## Data entries:
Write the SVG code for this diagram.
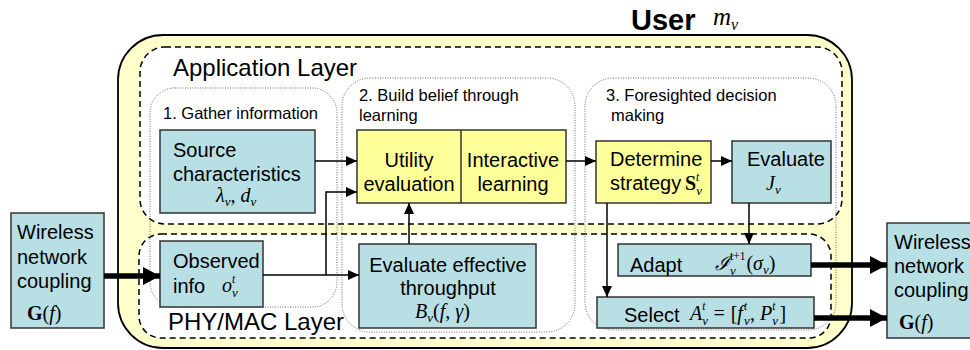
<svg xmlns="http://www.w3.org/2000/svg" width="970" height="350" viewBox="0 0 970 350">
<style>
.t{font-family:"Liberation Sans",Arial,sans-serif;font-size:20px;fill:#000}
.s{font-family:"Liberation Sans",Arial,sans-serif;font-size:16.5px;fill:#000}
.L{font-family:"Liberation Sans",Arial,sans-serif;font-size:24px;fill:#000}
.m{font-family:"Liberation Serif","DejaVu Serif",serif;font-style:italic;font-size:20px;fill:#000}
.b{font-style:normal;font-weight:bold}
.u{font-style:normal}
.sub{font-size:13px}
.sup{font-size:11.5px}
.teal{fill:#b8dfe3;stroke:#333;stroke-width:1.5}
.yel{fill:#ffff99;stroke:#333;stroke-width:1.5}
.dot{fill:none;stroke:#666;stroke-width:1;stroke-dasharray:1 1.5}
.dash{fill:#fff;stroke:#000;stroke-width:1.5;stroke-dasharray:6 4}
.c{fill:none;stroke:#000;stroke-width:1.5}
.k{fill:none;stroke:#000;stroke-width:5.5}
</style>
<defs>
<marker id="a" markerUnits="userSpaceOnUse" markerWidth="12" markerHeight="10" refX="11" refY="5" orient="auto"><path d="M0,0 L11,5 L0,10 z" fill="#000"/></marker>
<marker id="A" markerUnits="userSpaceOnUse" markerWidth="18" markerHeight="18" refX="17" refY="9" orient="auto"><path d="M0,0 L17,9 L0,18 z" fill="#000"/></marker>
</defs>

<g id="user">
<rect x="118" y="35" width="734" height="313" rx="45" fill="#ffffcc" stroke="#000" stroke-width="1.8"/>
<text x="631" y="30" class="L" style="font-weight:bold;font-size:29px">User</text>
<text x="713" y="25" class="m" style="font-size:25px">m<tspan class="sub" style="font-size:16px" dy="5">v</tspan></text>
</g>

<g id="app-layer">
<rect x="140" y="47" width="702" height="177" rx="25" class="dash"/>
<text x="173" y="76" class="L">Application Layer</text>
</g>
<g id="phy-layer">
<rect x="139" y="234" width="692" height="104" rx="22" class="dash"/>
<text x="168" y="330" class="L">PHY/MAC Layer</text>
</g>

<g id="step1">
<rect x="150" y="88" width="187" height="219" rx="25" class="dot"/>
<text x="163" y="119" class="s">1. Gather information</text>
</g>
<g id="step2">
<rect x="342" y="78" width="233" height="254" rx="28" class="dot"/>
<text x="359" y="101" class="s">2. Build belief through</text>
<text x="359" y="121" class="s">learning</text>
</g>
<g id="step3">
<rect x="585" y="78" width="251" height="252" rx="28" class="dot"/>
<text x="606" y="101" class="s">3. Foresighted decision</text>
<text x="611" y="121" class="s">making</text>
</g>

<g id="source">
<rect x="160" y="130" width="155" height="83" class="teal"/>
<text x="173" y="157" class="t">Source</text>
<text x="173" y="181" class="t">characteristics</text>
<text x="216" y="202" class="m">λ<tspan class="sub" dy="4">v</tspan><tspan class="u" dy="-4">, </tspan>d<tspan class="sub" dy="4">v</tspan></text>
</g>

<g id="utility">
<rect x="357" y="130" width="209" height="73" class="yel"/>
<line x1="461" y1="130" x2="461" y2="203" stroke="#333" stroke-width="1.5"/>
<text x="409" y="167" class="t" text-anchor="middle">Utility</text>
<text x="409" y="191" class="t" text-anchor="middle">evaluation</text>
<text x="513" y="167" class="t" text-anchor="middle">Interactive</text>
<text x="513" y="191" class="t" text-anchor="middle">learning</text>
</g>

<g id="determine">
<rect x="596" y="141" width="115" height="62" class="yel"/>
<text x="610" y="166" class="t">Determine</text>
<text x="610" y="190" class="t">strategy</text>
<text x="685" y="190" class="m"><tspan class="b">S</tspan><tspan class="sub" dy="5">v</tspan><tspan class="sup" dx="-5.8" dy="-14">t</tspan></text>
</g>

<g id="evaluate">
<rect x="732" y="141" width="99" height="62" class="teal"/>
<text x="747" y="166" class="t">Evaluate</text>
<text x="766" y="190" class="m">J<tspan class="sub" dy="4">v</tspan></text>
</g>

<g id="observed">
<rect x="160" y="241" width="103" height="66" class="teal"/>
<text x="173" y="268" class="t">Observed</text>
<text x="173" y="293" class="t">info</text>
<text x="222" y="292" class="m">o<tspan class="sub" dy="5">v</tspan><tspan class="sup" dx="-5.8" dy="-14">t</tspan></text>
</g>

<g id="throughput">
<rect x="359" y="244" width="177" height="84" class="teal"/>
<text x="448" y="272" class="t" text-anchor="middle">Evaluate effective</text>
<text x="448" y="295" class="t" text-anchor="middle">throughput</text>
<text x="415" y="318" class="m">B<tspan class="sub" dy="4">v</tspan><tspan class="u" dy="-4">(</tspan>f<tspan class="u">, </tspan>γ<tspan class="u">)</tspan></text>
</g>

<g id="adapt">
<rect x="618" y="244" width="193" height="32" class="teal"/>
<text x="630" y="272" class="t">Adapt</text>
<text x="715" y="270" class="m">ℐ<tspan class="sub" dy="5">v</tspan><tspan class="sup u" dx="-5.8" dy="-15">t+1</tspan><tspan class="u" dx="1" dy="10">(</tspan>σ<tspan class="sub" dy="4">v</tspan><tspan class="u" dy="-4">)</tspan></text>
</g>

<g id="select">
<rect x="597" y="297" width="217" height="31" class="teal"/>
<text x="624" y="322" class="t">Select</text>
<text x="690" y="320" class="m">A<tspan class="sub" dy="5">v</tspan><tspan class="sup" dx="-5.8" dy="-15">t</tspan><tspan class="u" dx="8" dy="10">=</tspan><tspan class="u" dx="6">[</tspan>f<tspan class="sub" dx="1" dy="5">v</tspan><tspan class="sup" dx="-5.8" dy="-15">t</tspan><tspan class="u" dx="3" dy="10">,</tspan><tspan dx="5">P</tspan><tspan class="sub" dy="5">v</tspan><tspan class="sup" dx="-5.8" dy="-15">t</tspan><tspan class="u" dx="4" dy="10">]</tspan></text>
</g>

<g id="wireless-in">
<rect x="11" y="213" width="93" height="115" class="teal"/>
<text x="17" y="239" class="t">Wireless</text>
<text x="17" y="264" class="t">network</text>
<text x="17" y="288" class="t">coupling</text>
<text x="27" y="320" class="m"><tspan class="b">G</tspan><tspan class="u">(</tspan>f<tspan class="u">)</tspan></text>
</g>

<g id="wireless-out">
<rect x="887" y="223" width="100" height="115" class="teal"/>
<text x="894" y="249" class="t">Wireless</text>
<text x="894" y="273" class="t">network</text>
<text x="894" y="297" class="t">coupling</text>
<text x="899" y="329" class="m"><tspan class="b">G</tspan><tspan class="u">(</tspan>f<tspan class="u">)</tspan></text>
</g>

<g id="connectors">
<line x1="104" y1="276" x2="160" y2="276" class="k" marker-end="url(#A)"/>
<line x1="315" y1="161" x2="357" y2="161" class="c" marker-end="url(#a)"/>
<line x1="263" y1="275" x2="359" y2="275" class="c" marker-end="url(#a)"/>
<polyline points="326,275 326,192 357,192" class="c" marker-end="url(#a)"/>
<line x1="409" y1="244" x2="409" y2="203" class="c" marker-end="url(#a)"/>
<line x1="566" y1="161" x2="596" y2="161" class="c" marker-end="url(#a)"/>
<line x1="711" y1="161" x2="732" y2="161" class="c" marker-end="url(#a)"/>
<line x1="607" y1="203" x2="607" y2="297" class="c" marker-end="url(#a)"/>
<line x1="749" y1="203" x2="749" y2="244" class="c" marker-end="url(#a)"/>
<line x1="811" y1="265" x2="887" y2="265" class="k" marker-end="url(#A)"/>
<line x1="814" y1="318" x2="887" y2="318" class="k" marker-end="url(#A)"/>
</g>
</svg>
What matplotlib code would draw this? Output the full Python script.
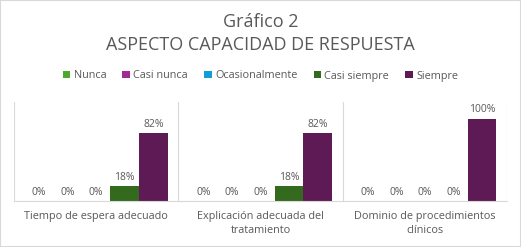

## Work required:
Return every line above that contains the word "code".

## Complete response:
Write the SVG code for this diagram.
What matplotlib code would draw this? Output the full Python script.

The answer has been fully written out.